How Our Solar System Stacks Up

We’ve found hundreds of planets, thousands of candidates. Most of the planets are multiple-planet systems. How many of the systems look like ours?

Statistical analysis of Kepler data indicates that there are ~1.6 planets per star (a lower limit). Around 1% of stars will have hot Jupiters, and that occurrence rate goes up if the star has more heavy elements and if the star is bigger. For Earths and super-Earths, occurrence rate is greater than 30 percent, probably 45 or 50 percent. Also, planets are prone to migrate away from the location they formed, just as 51 Peg B migrated in to a 4-day orbit. Theoreticians are convinced that planets move around all the time. In fact, there’s evidence that asteroids and comets scattered in a configuration that only makes sense if Uranus and Neptune were once between Jupiter and Saturn, and then went spiraling outward into wider orbits.

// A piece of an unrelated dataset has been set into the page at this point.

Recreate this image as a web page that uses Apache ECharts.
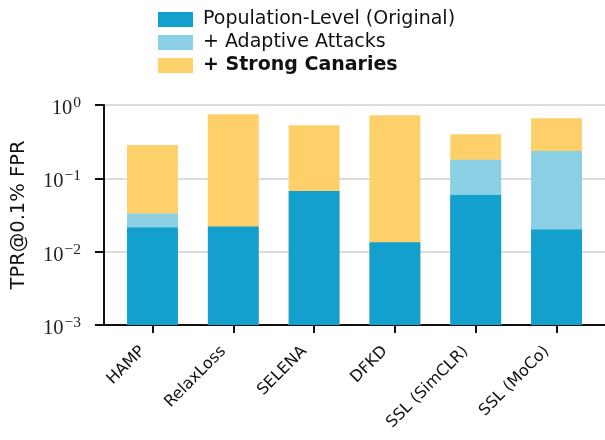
<!DOCTYPE html>
<html>
<head>
<meta charset="utf-8">
<script src="https://cdn.jsdelivr.net/npm/echarts@6/dist/echarts.min.js"></script>
<style>
  html, body { margin: 0; padding: 0; background: #fff; }
  #chart { width: 605px; height: 440px; }
</style>
</head>
<body>
<div id="chart"></div>
<script>
// Defenses evaluated, one bar group per category
const categories = ['HAMP', 'RelaxLoss', 'SELENA', 'DFKD', 'SSL (SimCLR)', 'SSL (MoCo)'];

// TPR at 0.1% FPR for each attack setting (null where not reported)
const populationLevel = [0.0214, 0.0221, 0.0672, 0.0134, 0.0593, 0.0201];
const adaptiveAttacks = [0.0332, null, null, null, 0.179, 0.235];
const strongCanaries = [0.284, 0.747, 0.529, 0.724, 0.400, 0.659];

const seriesNames = ['Population-Level (Original)', '+ Adaptive Attacks', '+ Strong Canaries'];
const yTicks = [0.001, 0.01, 0.1, 1];

const Y_MIN = 0.001;
const Y_MAX = 1;
const BAR_HALF = 0.315; // half bar width in category units

function toPoints(values) {
  const pts = [];
  values.forEach(function (v, i) { if (v != null) pts.push([i, v]); });
  return pts;
}

// Bars rise from the bottom of the log axis up to their value
function renderBar(params, api) {
  const x = api.value(0);
  const v = api.value(1);
  const top = api.coord([x, v]);
  const base = api.coord([x, Y_MIN]);
  const left = api.coord([x - BAR_HALF, v])[0];
  const right = api.coord([x + BAR_HALF, v])[0];
  return {
    type: 'rect',
    shape: { x: left, y: top[1], width: right - left, height: base[1] - top[1] },
    style: { fill: api.visual('color') }
  };
}

const supMap = { '-': '\u2212' };
function expLabel(v) {
  const e = Math.round(Math.log10(v));
  const s = String(e).split('').map(function (c) { return supMap[c] || c; }).join('');
  return '{base|10}{sup|' + s + '}';
}

const chart = echarts.init(document.getElementById('chart'), null, { renderer: 'canvas' });

const colors = ['#14a0ce', '#8bd0e5', '#fed06a'];
const SANS = 'DejaVu Sans';
const SERIF = 'Liberation Serif';

chart.setOption({
  animation: false,
  grid: { left: 104, right: 0, top: 105, bottom: 115, containLabel: false },
  legend: {
    orient: 'vertical',
    left: 158,
    top: 10,
    padding: 0,
    itemWidth: 35,
    itemHeight: 15,
    itemGap: 4,
    icon: 'rect',
    data: seriesNames,
    formatter: function (name) {
      return name === seriesNames[2] ? '{b|' + name + '}' : '{n|' + name + '}';
    },
    textStyle: {
      fontFamily: SANS,
      fontSize: 19,
      color: '#111',
      rich: {
        n: { fontFamily: SANS, fontSize: 19, lineHeight: 19, color: '#111', padding: [0, 0, 0, 5] },
        b: { fontFamily: SANS, fontSize: 19, lineHeight: 19, fontWeight: 'bold', color: '#111', padding: [0, 0, 0, 5] }
      }
    }
  },
  xAxis: {
    type: 'value',
    min: -0.6,
    max: 5.6,
    splitLine: { show: false },
    axisLine: { show: true, onZero: false, lineStyle: { color: '#111', width: 2 } },
    axisTick: {
      show: true,
      customValues: categories.map(function (c, i) { return i; }),
      length: 8,
      lineStyle: { color: '#111', width: 2 }
    },
    axisLabel: {
      customValues: categories.map(function (c, i) { return i; }),
      formatter: function (v) { return categories[Math.round(v)]; },
      rotate: 45,
      margin: 14,
      padding: [0, 14, 0, 0],
      fontFamily: SANS,
      fontSize: 16,
      color: '#111'
    }
  },
  yAxis: {
    type: 'log',
    logBase: 10,
    min: Y_MIN,
    max: Y_MAX,
    name: 'TPR@0.1% FPR',
    nameLocation: 'middle',
    nameRotate: 90,
    nameGap: 75,
    nameTextStyle: { fontFamily: SANS, fontSize: 19.5, color: '#111' },
    axisLine: { show: true, onZero: false, lineStyle: { color: '#111', width: 2 } },
    axisTick: { show: true, length: 9, lineStyle: { color: '#111', width: 2 } },
    splitLine: { show: true, lineStyle: { color: '#d0d0d0', width: 1.5 } },
    axisLabel: {
      margin: 23,
      formatter: function (v) { return expLabel(v); },
      fontFamily: SERIF,
      fontSize: 20,
      color: '#111',
      rich: {
        base: { fontFamily: SERIF, fontSize: 20.5, color: '#222', lineHeight: 20, verticalAlign: 'bottom', padding: [0, 0, -4, 0] },
        sup: { fontFamily: SERIF, fontSize: 15.5, color: '#222', lineHeight: 15, verticalAlign: 'top', padding: [0, 0, 6, 1] }
      }
    }
  },
  series: [
    {
      name: seriesNames[2],
      type: 'custom',
      renderItem: renderBar,
      encode: { x: 0, y: 1 },
      itemStyle: { color: colors[2] },
      z: 1,
      data: toPoints(strongCanaries)
    },
    {
      name: seriesNames[1],
      type: 'custom',
      renderItem: renderBar,
      encode: { x: 0, y: 1 },
      itemStyle: { color: colors[1] },
      z: 2,
      data: toPoints(adaptiveAttacks)
    },
    {
      name: seriesNames[0],
      type: 'custom',
      renderItem: renderBar,
      encode: { x: 0, y: 1 },
      itemStyle: { color: colors[0] },
      z: 3,
      data: toPoints(populationLevel)
    }
  ]
});
</script>
</body>
</html>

Astronomy as a Vision Plan for Earth

Fischer ended the talk by revisiting the dinosaurs, and what we as a species might be able to accomplish if we’re able to survive. “The dinosaurs were munching along as the asteroids were flying over their heads,” she said. “They had no idea. Of all the species that have existed, we are, I think, magnificent, because we are willing to look out and try to understand our place, our origin, our history, our fate. We’re the first species to be able to consider engineering solutions to some of the big threats. A lot of people say, this doesn’t seem important to me, let’s take all of that huge NASA budget—which is something like a half penny on the dollar—and use it to feed people. If you’re a business manager, you have to think about the day-to-day running of your business, but to be really successful—to be a Steve Jobs, a Bill Gates—you also need to have vision. That’s where I think astronomy plays a key role. We have vision—we’re looking out, and looking back, and understanding ourselves better for that.”